## Task to carry out:
Nothing beyond the line containing "import * as" is to be printed; print exactly each line from the start of the records below through that line, leaving out pictures.

## Material provided:
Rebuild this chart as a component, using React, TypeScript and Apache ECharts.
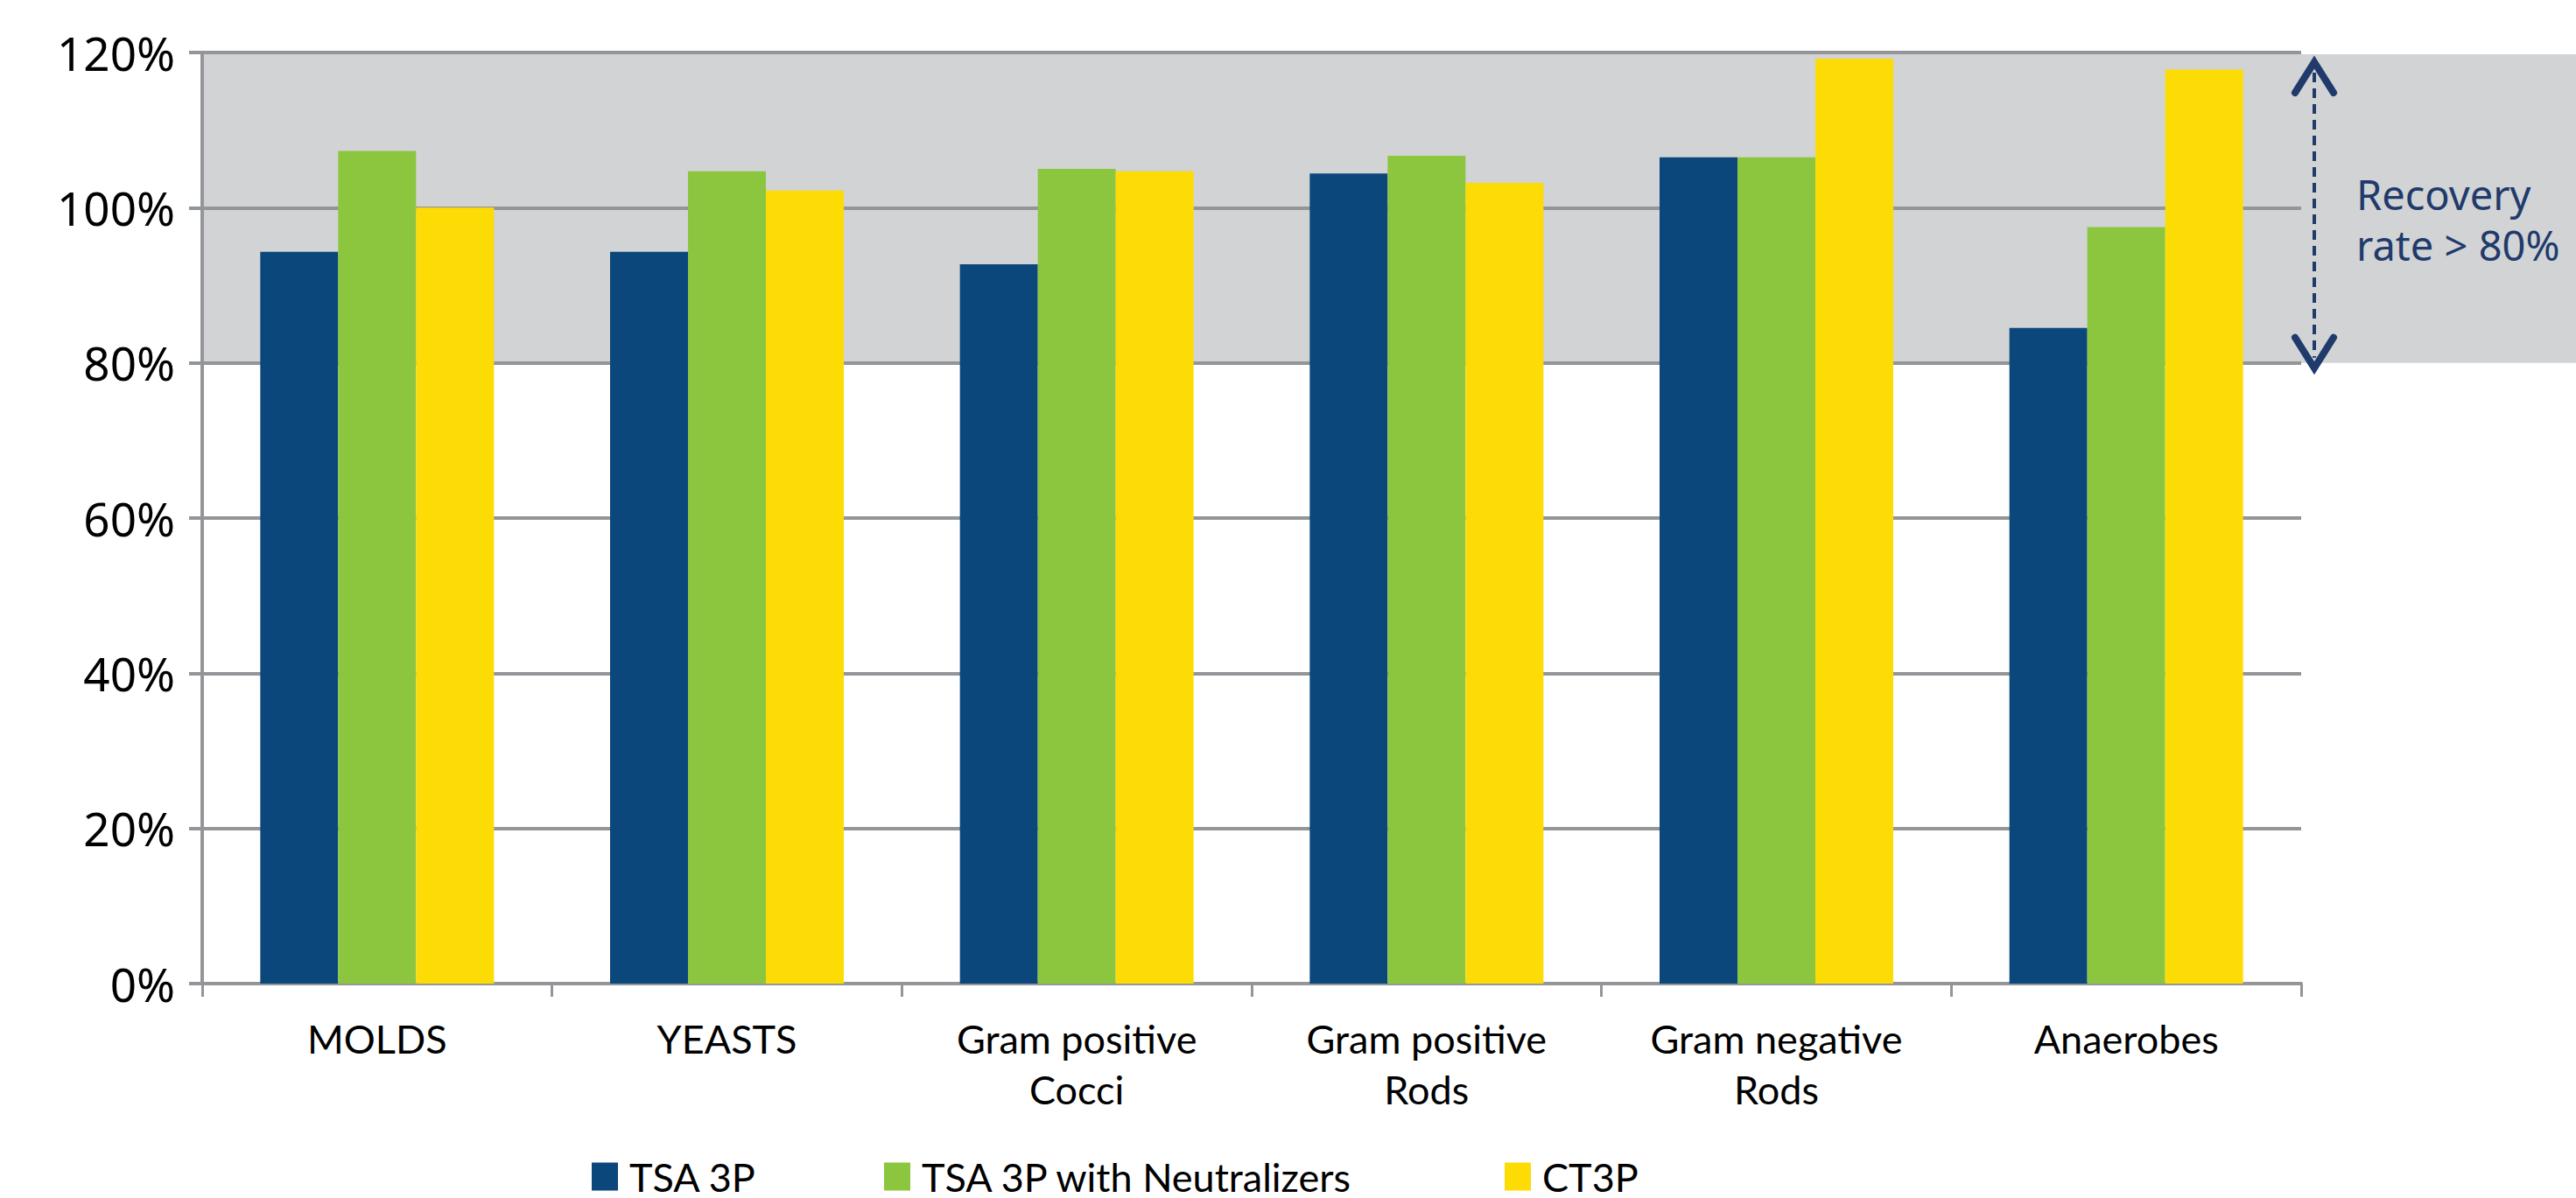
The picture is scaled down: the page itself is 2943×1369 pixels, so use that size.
import React, { useEffect, useRef } from "react";
import * as echarts from "echarts";

const categories = [
  "MOLDS",
  "YEASTS",
  "Gram positive\nCocci",
  "Gram positive\nRods",
  "Gram negative\nRods",
  "Anaerobes",
];
const seriesNames = ["TSA 3P", "TSA 3P with Neutralizers", "CT3P"];
const tsa3p = [94.3, 94.3, 92.7, 104.4, 106.5, 84.5];
const tsa3pNeutralizers = [107.3, 104.7, 105.0, 106.7, 106.5, 97.5];
const ct3p = [100.0, 102.2, 104.7, 103.2, 119.2, 117.8];
const yMin = 0;
const yMax = 120;
const yInterval = 20;
const bandFrom = 80;
const bandTo = 120;
const annotationText = "Recovery\nrate > 80%";

const colors = ["#0b477b", "#8cc63f", "#fddc06"];
const bandColor = "#d1d3d4";
const gridColor = "#939598";
const navy = "#1f3a6b";
const narrowFont = "Lato, 'Liberation Sans', sans-serif";
const regularFont = "'Noto Sans', 'Liberation Sans', sans-serif";

const W = 2943;
const H = 1369;
const GRID = { left: 231, right: 314, top: 60, bottom: 245 };

export default function App() {
  const ref = useRef<HTMLDivElement>(null);
  useEffect(() => {
    if (!ref.current) return;
    const chart = echarts.init(ref.current, null, { renderer: "svg" });
    const nBands = (yMax - yMin) / yInterval;
    const areaColors: string[] = [];
    for (let i = 0; i < nBands; i++) {
      const lo = yMin + i * yInterval;
      areaColors.push(lo >= bandFrom && lo < bandTo ? bandColor : "rgba(0,0,0,0)");
    }
    const data = [tsa3p, tsa3pNeutralizers, ct3p];
    const legendLefts = [676, 1010, 1719];
    chart.setOption({
      animation: false,
      grid: { ...GRID, containLabel: false },
      legend: seriesNames.map((n, i) => ({
        data: [n],
        left: legendLefts[i],
        top: 1322,
        padding: 0,
        icon: "rect",
        itemWidth: 30,
        itemHeight: 32,
        textStyle: {
          fontFamily: narrowFont,
          fontSize: 45,
          color: "#000",
          lineHeight: 38,
          padding: [0, 0, 0, 8],
        },
      })),
      xAxis: {
        type: "category",
        data: categories,
        boundaryGap: true,
        axisLine: { show: true, lineStyle: { color: gridColor, width: 4 } },
        axisTick: { show: true, length: 15, lineStyle: { color: gridColor, width: 3 } },
        axisLabel: {
          interval: 0,
          margin: 34,
          fontFamily: narrowFont,
          fontSize: 45,
          lineHeight: 58,
          color: "#000",
        },
      },
      yAxis: {
        type: "value",
        min: yMin,
        max: yMax,
        interval: yInterval,
        axisLine: { show: true, lineStyle: { color: gridColor, width: 4 } },
        axisTick: { show: true, length: 15, lineStyle: { color: gridColor, width: 4 } },
        axisLabel: {
          margin: 31,
          fontFamily: regularFont,
          fontSize: 53,
          color: "#000",
          formatter: "{value}%",
        },
        splitLine: { show: true, lineStyle: { color: gridColor, width: 4 } },
        splitArea: { show: true, areaStyle: { color: areaColors } },
      },
      series: seriesNames.map((n, i) => ({
        name: n,
        type: "bar",
        data: data[i],
        barWidth: 89,
        barGap: "0%",
        itemStyle: { color: colors[i] },
      })),
    });

    const y120 = chart.convertToPixel({ yAxisIndex: 0 }, bandTo) as number;
    const y80 = chart.convertToPixel({ yAxisIndex: 0 }, bandFrom) as number;
    const y100 = chart.convertToPixel({ yAxisIndex: 0 }, 100) as number;
    const plotRight = chart.getWidth() - GRID.right;
    const ax = plotRight + 15;
    const topTip = y120 + 9;
    const botTip = y80 + 8;
    chart.setOption({
      graphic: [
        {
          type: "rect",
          z: -10,
          shape: { x: plotRight, y: y120 + 2, width: chart.getWidth() - plotRight, height: y80 - y120 - 2 },
          style: { fill: bandColor },
        },
        {
          type: "line",
          shape: { x1: ax, y1: topTip + 14, x2: ax, y2: botTip - 14 },
          style: { stroke: navy, lineWidth: 4, lineDash: [11, 7] },
        },
        {
          type: "polyline",
          shape: { points: [[ax - 22, topTip + 37], [ax, topTip + 2], [ax + 22, topTip + 37]] },
          style: { stroke: navy, lineWidth: 8, lineCap: "round", lineJoin: "miter", fill: null },
        },
        {
          type: "polyline",
          shape: { points: [[ax - 22, botTip - 37], [ax, botTip - 2], [ax + 22, botTip - 37]] },
          style: { stroke: navy, lineWidth: 8, lineCap: "round", lineJoin: "miter", fill: null },
        },
        {
          type: "text",
          x: plotRight + 63,
          y: y100 - 44,
          style: {
            text: annotationText,
            fill: navy,
            font: `47px ${regularFont}`,
            lineHeight: 58,
            verticalAlign: "top",
            align: "left",
          },
        },
      ],
    });
    return () => chart.dispose();
  }, []);
  return (
    <div
      ref={ref}
      style={{ position: "absolute", left: 0, top: 0, width: W, height: H }}
    />
  );
}
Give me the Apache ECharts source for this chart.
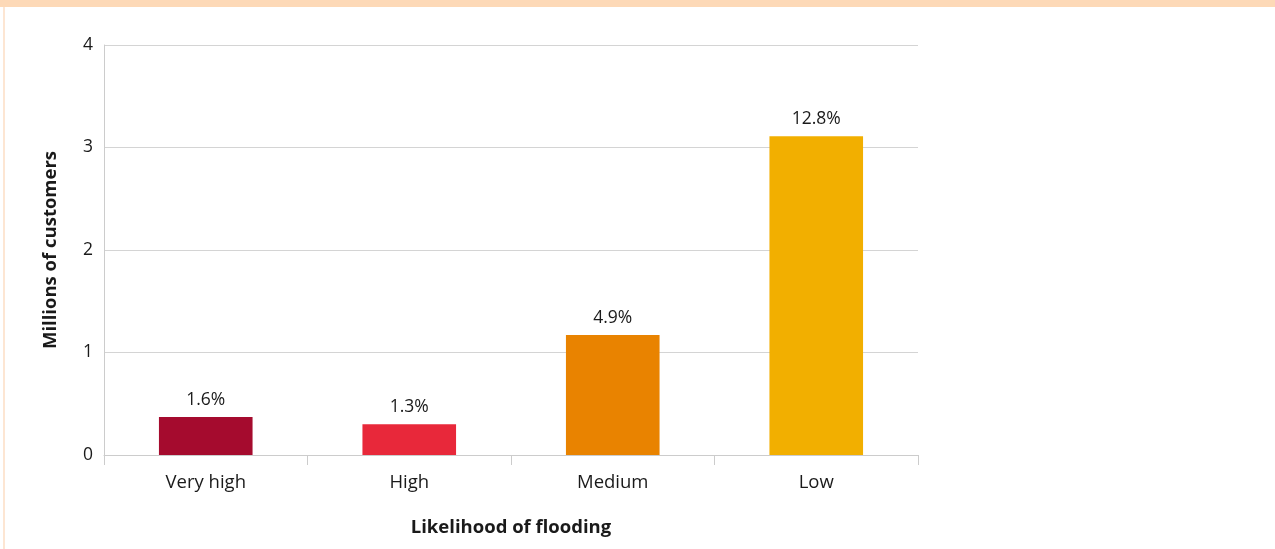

## Solution:
Rebuild this chart as a component, using React, TypeScript and Apache ECharts.
The picture is scaled down: the page itself is 2943×1369 pixels, so use that size.
import React, { useEffect, useRef } from "react";
import * as echarts from "echarts";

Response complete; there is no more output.